В другом письме, к друзьям Диона, когда того уже не будет на свете, Платон напишет о тех злополучных днях, процитировав сначала несколько строк из письма Дионисия, что привёз прибывший с триерой Архедем, ученик Архита из Тарента. Вот эти слова Дионисия: «Если, послушавшись сейчас меня, ты прибудешь в Сицилию, то все дела Диона будут устроены так, как сам ты того пожелаешь. Твои требования, знаю, будут умеренны, и я на всё соглашусь. В противном случае относительно Дионовых дел ничего не устроится, как ты хочешь».
Архедем привёз письмо от Архита и от других тарентийцев. Все они звали Платона в Сиракузы, к Дионисию, и восхваляли его вдруг вспыхнувшую любовь к философии.
«Итак, когда я туда прибыл, то решил прежде всего убедиться, действительно ли Дионисий, как пламенем, охвачен жаждой философии, или же напрасно все эти бесчисленные толки распространились в Афинах. Есть один способ произвести такого рода испытание. Он не оскорбителен и вполне подходящ для тиранов, особенно «мудрецов», набитых ходячими истинами. Тотчас по прибытии я заметил, что это в высшей степени относится к Дионисию. Так вот, таким людям надо показать, что из себя представляет философия в целом, какие сложности она в себе таит и каких требует усилий. Если человек подлинный философ, достойный этого имени и одарённый от бога, он, услышав это, считает, что перед ним открылась удивительная дорога и теперь ему нужно напрячь все силы, а если он не сделает этого, то не к чему и жить. После, сам собравшись с силами, он побуждает двигаться и того, кто его ведёт, и не отпускает до тех пор, пока не получит способность один, без наставника нащупать правильный путь. Таким образом, такими мыслями живёт истинный философ. Какими бы делами ни занимался, он твёрдо держится философии. Его каждодневный образ жизни таков, что делает его в высшей степени восприимчивым, памятливым, способным мыслить и рассуждать. Он ведёт умеренную, трезвую жизнь, иную навсегда возненавидит. Те же, кого не назовёшь подлинными философами, расточают банальности, выдавая дешёвый налёт, подобный загару на коже, за истинное знание, позолоту за золото. Поняв, сколь велико должно быть познание, как огромен труд, каким размеренным и высоконравственным должен быть образ жизни, и испугавшись трудностей, они оказываются неспособными ревностно заниматься философией. Некоторые убеждают самих себя, что уже довольно наслушались и впредь нет никакой нужды продолжать учёбы. Это испытание совершенно безопасно по отношению к тем, кто ведёт праздный образ жизни и не имеет сил упорно трудиться. Оно никогда не вызывает нареканий на того, кто его применил, но рождает досаду на самого себя за неспособность его пройти.

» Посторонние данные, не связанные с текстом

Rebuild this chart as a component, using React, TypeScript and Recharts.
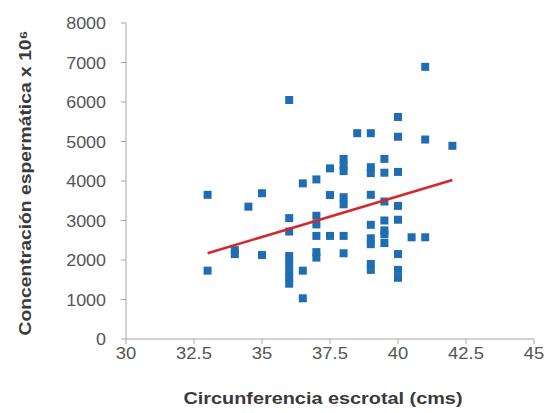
import React from "react";
import { ScatterChart, Scatter, XAxis, YAxis, Label } from "recharts";

// Circunferencia escrotal (cms)
const circunferencia = [
  33, 33,
  34, 34,
  34.5,
  35, 35,
  36, 36, 36, 36, 36, 36, 36, 36,
  36.5, 36.5, 36.5,
  37, 37, 37, 37, 37, 37,
  37.5, 37.5, 37.5,
  38, 38, 38, 38, 38, 38, 38,
  38.5,
  39, 39, 39, 39, 39, 39, 39, 39, 39,
  39.5, 39.5, 39.5, 39.5, 39.5, 39.5, 39.5,
  40, 40, 40, 40, 40, 40, 40, 40,
  40.5,
  41, 41, 41,
  42,
];

// Concentración espermática x 10^6
const concentracion = [
  3650, 1730,
  2150, 2250,
  3350,
  3690, 2125,
  6050, 3060, 2720, 2100, 1900, 1700, 1550, 1400,
  3940, 1730, 1030,
  4040, 3120, 2900, 2610, 2200, 2060,
  4320, 3645, 2610,
  4560, 4400, 4250, 3590, 3410, 2610, 2170,
  5210,
  5210, 4350, 4200, 3650, 2890, 2550, 2400, 1900, 1750,
  4560, 4210, 3480, 3000, 2750, 2430, 2650,
  5620, 5120, 4230, 3370, 3020, 2150, 1750, 1550,
  2575,
  6890, 5050, 2575,
  4890,
];

// Regression line endpoints
const lineaX = [33, 42];
const lineaY = [2170, 4025];

const xTicks = [30, 32.5, 35, 37.5, 40, 42.5, 45];
const yTicks = [0, 1000, 2000, 3000, 4000, 5000, 6000, 7000, 8000];

const puntos = circunferencia.map((x, i) => ({ x, y: concentracion[i] }));
const linea = lineaX.map((x, i) => ({ x, y: lineaY[i] }));

const FONT = "'Liberation Sans', Arial, sans-serif";
const BLUE = "#1f6db2";
const RED = "#d6282b";

const SquareShape = (props: any) => {
  const { cx, cy } = props;
  if (cx == null || cy == null) return <g />;
  const s = 8;
  return <rect x={cx - s / 2} y={cy - s / 2} width={s} height={s} fill={BLUE} />;
};

const EmptyShape = () => <g />;

const XTick = (props: any) => {
  const { x, y, payload } = props;
  return (
    <g transform={`translate(${x},${y + 13}) scale(1.15,1)`}>
      <text x={0} y={0} textAnchor="middle" fill="#555" fontSize={16} fontFamily={FONT}>
        {payload.value}
      </text>
    </g>
  );
};

const YTick = (props: any) => {
  const { x, y, payload } = props;
  return (
    <g transform={`translate(${x - 13},${y + 6}) scale(1.12,1)`}>
      <text x={0} y={0} textAnchor="end" fill="#555" fontSize={16} fontFamily={FONT}>
        {payload.value}
      </text>
    </g>
  );
};

export default function App() {
  return (
    <div style={{ position: "absolute", left: 0, top: 0, width: 552, height: 413, background: "#fff" }}>
      <ScatterChart
        width={552}
        height={413}
        margin={{ top: 23, right: 18, bottom: 0, left: 0 }}
      >
        <XAxis
          type="number"
          dataKey="x"
          domain={[30, 45]}
          ticks={xTicks}
          allowDataOverflow
          height={74}
          tick={<XTick />}
          tickSize={5}
          stroke="#a6a6a6"
          tickLine={{ stroke: "#a6a6a6" }}
        >
          <Label
            content={(p: any) => {
              const vb = p.viewBox || { x: 126, y: 339, width: 408 };
              return (
                <text
                  x={vb.x + vb.width / 2 - 7}
                  y={vb.y + 65}
                  textAnchor="middle"
                  fill="#3a3a3a"
                  fontSize={17}
                  fontWeight="bold"
                  fontFamily={FONT}
                  textLength={279}
                  lengthAdjust="spacingAndGlyphs"
                >
                  Circunferencia escrotal (cms)
                </text>
              );
            }}
          />
        </XAxis>
        <YAxis
          type="number"
          dataKey="y"
          domain={[0, 8000]}
          ticks={yTicks}
          width={126}
          tick={<YTick />}
          tickSize={5}
          stroke="#a6a6a6"
          tickLine={{ stroke: "#a6a6a6" }}
        >
          <Label
            content={(p: any) => {
              const vb = p.viewBox || { x: 0, y: 23, height: 316 };
              const cx = vb.x + 25;
              const cy = vb.y + vb.height / 2 + 2;
              return (
                <text
                  x={cx}
                  y={cy}
                  transform={`rotate(-90 ${cx} ${cy})`}
                  textAnchor="middle"
                  dominantBaseline="central"
                  fill="#3a3a3a"
                  fontSize={17}
                  fontWeight="bold"
                  fontFamily={FONT}
                  textLength={305}
                  lengthAdjust="spacingAndGlyphs"
                >
                  Concentración espermática x 10⁶
                </text>
              );
            }}
          />
        </YAxis>
        <Scatter data={puntos} shape={SquareShape} isAnimationActive={false} />
        <Scatter
          data={linea}
          shape={EmptyShape}
          line={{ stroke: RED, strokeWidth: 2.5 }}
          isAnimationActive={false}
        />
      </ScatterChart>
    </div>
  );
}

Таким образом, я применил это испытание к Дионисию. Но не излагал ему всего до конца, а он не просил меня об этом, лишь делал вид, что многое уже знает сам и в достаточной мере усвоил со слов других. Позже я узнал, что он записывал речи многих, выдавая их за своё учение и ни словом не упоминая о тех, от кого это узнавал...
Некоторое время спустя он вдруг не разрешил своим управляющим посылать Диону деньги, словно совершенно забыв о своём обещании. Он стал говорить, что имущество принадлежит не Диону, а его сыну Гиппарину, а он, по закону, является его опекуном. Вот как обстояло дело в то время и до чего это дошло. Подобные события уже и раньше ясно мне показали, какова любовь Дионисия к философии, и, хочешь не хочешь, мне оставалось только негодовать. Тогда уже было лето и время плавания кораблей, и я подумал, что мне следует сердиться не на Дионисия, а на самого себя и тех, кто в третий раз заставил меня пересечь пролив Скиллы.
Вновь чтоб измерить мне пропасть ужасной Харибды[71].